Print exactly the lines running from the one that holds "Write the Altair code for this chart." through the one that holds "2.7, 2.1, 1.2]", please, and leave the pictures out.

▸ RAW RECORDS
/---
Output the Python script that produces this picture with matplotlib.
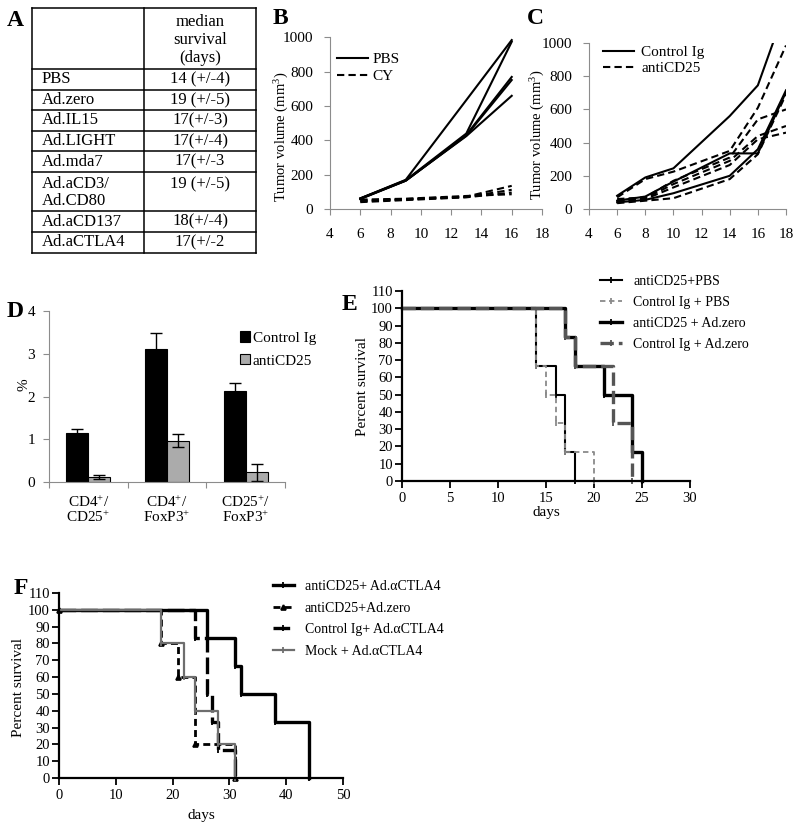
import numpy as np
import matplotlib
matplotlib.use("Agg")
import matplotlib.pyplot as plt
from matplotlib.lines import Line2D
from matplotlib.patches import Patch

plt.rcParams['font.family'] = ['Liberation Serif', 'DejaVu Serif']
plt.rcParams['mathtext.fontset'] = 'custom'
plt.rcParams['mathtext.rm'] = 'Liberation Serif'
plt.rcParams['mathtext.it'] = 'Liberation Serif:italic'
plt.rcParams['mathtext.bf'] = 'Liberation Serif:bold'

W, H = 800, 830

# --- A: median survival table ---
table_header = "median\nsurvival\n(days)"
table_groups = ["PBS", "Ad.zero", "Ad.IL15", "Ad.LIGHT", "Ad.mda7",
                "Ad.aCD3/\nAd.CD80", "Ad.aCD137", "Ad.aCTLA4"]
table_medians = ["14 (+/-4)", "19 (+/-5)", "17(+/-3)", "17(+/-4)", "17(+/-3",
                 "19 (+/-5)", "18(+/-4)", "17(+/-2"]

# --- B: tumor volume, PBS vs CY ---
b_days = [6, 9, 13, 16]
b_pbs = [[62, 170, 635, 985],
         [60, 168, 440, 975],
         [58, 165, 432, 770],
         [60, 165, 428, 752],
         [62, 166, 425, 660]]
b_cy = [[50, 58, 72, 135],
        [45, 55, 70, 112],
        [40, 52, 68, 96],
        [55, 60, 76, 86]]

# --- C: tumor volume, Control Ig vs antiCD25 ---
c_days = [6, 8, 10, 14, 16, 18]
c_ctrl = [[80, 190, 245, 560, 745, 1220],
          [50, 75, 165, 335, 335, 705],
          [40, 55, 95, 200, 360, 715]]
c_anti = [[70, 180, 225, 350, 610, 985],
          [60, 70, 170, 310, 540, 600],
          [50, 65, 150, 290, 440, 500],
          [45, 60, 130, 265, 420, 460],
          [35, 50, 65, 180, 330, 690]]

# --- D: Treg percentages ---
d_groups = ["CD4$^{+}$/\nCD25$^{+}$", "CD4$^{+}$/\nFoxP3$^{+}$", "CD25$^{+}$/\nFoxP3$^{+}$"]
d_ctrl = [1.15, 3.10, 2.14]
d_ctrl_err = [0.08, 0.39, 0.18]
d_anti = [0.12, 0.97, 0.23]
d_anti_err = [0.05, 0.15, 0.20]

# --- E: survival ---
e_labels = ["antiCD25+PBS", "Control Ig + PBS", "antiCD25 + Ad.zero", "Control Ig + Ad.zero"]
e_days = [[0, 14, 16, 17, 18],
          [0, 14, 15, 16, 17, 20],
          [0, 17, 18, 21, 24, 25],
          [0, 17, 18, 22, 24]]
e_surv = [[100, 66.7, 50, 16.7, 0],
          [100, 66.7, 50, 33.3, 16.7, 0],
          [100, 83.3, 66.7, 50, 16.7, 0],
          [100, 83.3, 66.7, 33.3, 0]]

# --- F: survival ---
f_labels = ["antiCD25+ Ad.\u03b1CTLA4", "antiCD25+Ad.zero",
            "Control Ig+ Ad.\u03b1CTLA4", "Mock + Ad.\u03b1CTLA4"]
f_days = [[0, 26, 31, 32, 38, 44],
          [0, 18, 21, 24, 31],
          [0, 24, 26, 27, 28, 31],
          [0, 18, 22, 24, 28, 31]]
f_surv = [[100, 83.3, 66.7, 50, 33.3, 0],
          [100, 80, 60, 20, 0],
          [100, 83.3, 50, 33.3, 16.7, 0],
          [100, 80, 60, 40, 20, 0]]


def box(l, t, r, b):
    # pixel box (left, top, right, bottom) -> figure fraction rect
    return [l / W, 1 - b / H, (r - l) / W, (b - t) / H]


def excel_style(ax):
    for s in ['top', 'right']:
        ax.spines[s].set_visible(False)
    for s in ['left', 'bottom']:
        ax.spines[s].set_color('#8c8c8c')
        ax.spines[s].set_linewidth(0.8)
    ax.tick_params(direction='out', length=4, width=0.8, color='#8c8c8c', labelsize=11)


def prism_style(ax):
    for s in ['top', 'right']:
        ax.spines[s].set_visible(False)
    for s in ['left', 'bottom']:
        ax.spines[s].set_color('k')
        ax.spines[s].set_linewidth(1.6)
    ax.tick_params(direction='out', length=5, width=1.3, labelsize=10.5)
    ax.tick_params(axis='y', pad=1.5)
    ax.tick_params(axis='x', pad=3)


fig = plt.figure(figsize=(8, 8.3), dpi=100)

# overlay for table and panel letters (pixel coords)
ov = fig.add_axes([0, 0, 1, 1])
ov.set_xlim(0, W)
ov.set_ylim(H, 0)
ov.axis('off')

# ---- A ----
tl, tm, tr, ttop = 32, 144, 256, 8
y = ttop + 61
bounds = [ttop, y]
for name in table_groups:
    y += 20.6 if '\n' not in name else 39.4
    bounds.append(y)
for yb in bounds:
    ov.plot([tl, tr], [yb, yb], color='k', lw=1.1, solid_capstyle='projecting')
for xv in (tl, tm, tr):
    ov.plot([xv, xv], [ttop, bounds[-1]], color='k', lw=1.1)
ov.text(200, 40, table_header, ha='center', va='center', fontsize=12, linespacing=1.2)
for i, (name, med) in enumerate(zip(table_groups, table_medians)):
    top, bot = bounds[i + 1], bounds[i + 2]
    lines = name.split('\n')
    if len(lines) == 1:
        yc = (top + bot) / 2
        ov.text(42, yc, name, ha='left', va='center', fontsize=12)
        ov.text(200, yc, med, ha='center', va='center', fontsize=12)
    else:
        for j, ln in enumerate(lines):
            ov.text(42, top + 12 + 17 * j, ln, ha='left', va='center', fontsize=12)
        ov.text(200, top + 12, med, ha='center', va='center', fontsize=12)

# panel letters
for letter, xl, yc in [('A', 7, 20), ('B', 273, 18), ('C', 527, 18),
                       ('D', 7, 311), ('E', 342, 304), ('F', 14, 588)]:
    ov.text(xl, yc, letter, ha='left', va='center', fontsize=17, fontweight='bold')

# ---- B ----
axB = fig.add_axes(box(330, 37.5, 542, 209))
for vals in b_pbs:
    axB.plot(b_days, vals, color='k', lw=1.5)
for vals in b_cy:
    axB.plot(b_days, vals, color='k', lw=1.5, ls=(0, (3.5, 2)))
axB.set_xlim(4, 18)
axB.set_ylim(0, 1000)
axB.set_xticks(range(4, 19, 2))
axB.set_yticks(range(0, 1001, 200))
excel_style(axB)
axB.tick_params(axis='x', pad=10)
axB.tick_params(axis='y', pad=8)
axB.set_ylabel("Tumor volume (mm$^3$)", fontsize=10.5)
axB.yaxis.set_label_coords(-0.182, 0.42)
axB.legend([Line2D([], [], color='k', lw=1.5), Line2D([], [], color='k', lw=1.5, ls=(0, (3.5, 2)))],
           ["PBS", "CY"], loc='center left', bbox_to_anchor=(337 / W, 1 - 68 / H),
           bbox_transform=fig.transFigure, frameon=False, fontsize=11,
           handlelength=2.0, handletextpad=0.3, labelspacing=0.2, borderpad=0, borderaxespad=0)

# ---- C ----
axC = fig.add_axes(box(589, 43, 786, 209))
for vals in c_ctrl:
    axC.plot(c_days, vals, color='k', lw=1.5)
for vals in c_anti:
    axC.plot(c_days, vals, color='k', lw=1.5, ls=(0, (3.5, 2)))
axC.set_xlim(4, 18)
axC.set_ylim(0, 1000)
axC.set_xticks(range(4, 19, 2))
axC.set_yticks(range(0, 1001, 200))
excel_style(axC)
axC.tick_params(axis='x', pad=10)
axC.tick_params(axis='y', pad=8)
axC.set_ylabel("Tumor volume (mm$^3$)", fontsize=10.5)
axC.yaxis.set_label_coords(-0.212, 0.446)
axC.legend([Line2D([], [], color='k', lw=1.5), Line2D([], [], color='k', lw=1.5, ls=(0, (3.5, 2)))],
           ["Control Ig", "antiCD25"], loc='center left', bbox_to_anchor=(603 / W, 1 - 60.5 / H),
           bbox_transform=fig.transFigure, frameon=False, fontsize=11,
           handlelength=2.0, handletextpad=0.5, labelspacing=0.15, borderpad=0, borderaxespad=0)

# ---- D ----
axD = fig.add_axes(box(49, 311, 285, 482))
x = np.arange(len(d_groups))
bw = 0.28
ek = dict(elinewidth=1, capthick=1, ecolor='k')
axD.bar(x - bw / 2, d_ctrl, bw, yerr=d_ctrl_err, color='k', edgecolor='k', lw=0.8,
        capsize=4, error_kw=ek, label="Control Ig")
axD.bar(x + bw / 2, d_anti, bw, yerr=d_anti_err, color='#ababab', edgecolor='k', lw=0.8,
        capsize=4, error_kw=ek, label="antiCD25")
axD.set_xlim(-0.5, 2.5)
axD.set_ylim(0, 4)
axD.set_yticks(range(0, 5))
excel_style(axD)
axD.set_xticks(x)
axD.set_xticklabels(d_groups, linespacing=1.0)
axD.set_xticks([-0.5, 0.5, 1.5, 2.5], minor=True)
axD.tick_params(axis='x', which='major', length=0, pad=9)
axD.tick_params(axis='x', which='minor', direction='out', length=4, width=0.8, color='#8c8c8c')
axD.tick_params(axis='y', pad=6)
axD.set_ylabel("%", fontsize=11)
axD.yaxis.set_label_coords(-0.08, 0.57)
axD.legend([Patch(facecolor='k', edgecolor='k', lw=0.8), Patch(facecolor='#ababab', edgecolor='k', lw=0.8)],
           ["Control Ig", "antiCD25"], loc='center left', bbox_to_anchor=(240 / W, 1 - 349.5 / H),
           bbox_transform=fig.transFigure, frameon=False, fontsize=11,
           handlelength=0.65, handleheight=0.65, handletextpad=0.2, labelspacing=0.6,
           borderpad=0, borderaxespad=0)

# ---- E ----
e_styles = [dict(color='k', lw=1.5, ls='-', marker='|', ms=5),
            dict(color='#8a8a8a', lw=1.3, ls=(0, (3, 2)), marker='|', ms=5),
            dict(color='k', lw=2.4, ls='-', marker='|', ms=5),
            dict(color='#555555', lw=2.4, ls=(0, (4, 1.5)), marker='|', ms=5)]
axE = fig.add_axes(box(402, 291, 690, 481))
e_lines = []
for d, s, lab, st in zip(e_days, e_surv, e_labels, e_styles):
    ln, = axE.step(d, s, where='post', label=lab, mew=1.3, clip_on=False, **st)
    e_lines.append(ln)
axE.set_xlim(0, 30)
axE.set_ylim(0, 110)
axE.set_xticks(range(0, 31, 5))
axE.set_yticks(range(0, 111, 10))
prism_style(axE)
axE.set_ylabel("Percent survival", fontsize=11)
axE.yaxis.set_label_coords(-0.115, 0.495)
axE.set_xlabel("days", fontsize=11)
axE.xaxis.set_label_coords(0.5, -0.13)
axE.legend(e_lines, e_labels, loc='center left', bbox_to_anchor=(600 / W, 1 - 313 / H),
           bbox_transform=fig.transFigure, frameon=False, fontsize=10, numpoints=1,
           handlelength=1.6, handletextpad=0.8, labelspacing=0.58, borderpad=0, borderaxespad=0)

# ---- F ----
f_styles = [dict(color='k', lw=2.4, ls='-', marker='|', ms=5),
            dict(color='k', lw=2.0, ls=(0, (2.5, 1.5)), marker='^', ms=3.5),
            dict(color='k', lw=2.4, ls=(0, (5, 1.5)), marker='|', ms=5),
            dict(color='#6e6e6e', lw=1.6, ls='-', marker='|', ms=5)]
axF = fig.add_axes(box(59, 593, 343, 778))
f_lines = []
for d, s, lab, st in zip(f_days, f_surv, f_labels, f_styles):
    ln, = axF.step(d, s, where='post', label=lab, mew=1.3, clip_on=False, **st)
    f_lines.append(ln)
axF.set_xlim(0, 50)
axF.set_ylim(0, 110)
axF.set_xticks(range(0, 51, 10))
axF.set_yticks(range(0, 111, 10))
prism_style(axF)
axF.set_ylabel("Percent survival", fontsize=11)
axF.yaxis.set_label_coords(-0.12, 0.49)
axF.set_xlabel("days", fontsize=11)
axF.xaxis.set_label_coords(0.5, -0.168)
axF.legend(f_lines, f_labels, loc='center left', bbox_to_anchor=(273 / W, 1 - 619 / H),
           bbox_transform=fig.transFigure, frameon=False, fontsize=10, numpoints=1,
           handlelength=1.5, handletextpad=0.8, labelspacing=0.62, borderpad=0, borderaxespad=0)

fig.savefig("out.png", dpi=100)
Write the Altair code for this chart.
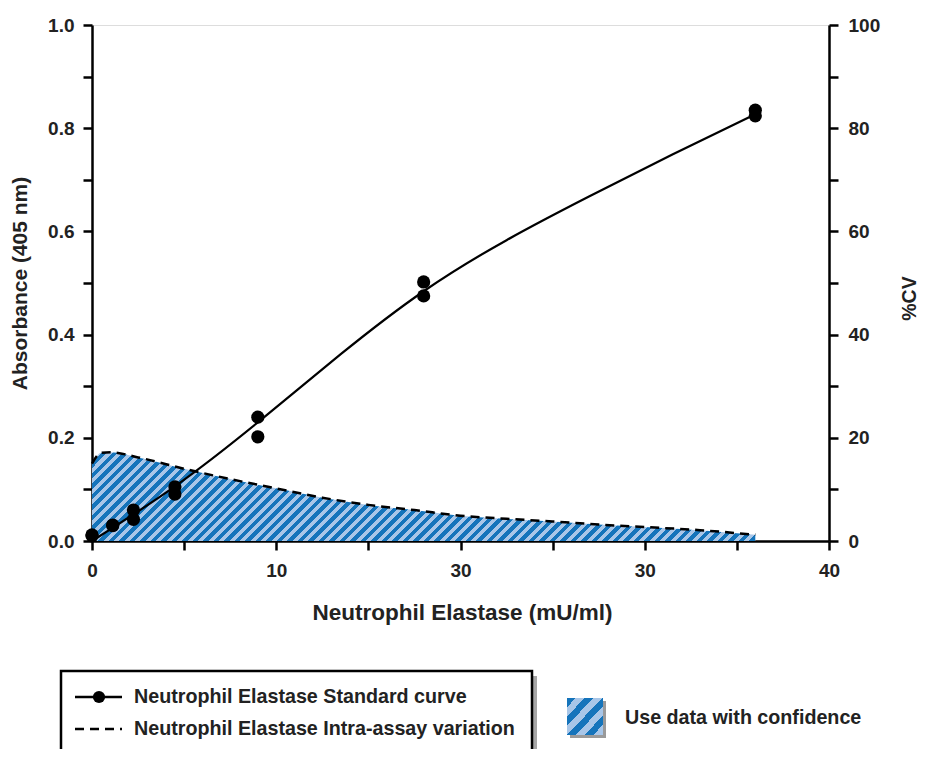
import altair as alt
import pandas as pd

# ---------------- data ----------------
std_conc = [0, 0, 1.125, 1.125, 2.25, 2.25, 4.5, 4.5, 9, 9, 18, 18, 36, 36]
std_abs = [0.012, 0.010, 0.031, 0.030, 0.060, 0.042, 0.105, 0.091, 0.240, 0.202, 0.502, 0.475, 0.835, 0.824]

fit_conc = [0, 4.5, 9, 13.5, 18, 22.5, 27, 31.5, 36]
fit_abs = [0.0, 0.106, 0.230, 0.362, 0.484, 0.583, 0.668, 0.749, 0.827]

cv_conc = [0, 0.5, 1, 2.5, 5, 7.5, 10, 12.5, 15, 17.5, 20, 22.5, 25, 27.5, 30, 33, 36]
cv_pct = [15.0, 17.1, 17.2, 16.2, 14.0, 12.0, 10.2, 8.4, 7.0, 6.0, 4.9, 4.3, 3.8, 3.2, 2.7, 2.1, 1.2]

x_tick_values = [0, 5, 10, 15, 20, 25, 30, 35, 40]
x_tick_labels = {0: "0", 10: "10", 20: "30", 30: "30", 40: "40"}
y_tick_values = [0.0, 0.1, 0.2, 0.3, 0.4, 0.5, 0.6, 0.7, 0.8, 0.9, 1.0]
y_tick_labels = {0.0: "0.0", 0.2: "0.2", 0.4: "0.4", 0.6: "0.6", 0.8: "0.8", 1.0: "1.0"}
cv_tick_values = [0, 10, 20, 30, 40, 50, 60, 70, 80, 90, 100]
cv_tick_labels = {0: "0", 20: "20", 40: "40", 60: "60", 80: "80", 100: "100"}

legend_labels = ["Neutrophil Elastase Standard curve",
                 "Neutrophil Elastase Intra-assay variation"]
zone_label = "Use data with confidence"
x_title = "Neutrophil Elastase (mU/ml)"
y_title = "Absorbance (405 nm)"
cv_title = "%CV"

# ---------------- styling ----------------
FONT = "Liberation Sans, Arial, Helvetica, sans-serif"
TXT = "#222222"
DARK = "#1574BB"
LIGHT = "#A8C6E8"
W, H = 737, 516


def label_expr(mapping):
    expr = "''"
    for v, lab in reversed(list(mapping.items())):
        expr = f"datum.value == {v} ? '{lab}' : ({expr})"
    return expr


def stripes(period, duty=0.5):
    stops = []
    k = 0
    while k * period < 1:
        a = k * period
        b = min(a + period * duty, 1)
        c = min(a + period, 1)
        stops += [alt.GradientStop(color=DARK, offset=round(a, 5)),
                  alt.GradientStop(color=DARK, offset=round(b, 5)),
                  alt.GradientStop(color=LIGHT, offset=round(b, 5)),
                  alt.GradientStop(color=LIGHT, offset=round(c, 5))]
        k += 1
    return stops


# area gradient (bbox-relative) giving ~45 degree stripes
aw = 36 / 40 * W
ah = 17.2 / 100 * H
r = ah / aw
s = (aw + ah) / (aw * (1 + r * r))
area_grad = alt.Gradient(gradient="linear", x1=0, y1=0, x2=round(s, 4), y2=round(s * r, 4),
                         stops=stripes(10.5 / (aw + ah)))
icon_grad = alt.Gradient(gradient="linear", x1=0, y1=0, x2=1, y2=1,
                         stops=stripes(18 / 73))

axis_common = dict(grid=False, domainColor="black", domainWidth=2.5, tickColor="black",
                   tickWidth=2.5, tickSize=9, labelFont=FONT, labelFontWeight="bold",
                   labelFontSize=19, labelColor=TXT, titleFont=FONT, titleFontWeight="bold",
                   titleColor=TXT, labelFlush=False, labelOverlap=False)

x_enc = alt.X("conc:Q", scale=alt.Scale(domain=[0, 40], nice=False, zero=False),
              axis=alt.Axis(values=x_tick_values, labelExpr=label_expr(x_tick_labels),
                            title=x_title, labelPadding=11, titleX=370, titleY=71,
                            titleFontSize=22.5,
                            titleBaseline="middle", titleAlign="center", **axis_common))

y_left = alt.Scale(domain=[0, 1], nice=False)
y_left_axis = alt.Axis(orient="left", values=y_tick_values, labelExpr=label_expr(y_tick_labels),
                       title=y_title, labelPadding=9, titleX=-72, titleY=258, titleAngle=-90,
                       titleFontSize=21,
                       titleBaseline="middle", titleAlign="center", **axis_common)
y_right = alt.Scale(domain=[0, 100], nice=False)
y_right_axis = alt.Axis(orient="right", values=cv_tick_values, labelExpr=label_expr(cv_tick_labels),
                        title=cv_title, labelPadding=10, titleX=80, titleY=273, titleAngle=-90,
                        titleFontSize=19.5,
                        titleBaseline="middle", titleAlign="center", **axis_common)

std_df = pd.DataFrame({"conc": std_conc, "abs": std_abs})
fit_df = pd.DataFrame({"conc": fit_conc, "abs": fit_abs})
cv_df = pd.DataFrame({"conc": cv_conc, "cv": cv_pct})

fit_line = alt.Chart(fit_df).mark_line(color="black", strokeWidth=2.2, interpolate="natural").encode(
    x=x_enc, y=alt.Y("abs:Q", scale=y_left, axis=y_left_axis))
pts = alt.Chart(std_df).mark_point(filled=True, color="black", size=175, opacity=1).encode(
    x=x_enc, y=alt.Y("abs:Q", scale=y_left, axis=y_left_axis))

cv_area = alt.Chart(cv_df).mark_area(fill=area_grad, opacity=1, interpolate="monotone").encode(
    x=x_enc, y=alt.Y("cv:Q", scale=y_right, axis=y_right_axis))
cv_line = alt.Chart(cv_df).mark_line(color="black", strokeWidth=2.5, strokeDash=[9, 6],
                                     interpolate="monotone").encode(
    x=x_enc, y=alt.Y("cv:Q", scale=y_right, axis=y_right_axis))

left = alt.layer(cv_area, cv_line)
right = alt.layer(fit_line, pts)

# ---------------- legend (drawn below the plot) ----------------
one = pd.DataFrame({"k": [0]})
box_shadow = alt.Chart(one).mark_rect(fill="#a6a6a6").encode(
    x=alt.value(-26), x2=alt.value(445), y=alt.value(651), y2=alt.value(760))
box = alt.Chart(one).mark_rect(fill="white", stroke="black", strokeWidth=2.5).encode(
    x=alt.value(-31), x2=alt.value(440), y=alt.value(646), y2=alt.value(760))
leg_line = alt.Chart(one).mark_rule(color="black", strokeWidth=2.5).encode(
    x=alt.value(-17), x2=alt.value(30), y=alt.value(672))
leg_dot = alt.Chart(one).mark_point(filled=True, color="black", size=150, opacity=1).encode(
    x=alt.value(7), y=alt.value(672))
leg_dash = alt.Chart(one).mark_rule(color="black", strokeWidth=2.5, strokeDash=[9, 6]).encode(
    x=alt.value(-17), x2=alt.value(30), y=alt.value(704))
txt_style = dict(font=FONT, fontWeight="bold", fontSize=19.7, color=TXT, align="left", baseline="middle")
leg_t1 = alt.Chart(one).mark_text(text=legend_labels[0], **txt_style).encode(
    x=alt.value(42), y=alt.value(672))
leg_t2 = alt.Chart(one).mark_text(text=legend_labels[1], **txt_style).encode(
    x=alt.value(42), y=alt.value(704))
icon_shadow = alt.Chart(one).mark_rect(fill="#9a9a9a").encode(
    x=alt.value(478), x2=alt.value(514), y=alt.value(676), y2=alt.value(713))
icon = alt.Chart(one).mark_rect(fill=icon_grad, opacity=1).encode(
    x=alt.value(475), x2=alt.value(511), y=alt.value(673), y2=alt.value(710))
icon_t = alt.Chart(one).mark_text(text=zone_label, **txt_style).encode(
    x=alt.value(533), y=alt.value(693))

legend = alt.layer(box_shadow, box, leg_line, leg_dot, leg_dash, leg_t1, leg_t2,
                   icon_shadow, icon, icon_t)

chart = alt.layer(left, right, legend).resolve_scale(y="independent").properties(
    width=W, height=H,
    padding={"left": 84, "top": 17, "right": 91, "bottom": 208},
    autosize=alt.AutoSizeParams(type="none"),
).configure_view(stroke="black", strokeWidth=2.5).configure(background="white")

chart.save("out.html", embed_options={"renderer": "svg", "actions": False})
\---
▸ OUTPUT
Write the Altair code for this chart.
import altair as alt
import pandas as pd

# ---------------- data ----------------
std_conc = [0, 0, 1.125, 1.125, 2.25, 2.25, 4.5, 4.5, 9, 9, 18, 18, 36, 36]
std_abs = [0.012, 0.010, 0.031, 0.030, 0.060, 0.042, 0.105, 0.091, 0.240, 0.202, 0.502, 0.475, 0.835, 0.824]

fit_conc = [0, 4.5, 9, 13.5, 18, 22.5, 27, 31.5, 36]
fit_abs = [0.0, 0.106, 0.230, 0.362, 0.484, 0.583, 0.668, 0.749, 0.827]

cv_conc = [0, 0.5, 1, 2.5, 5, 7.5, 10, 12.5, 15, 17.5, 20, 22.5, 25, 27.5, 30, 33, 36]
cv_pct = [15.0, 17.1, 17.2, 16.2, 14.0, 12.0, 10.2, 8.4, 7.0, 6.0, 4.9, 4.3, 3.8, 3.2, 2.7, 2.1, 1.2]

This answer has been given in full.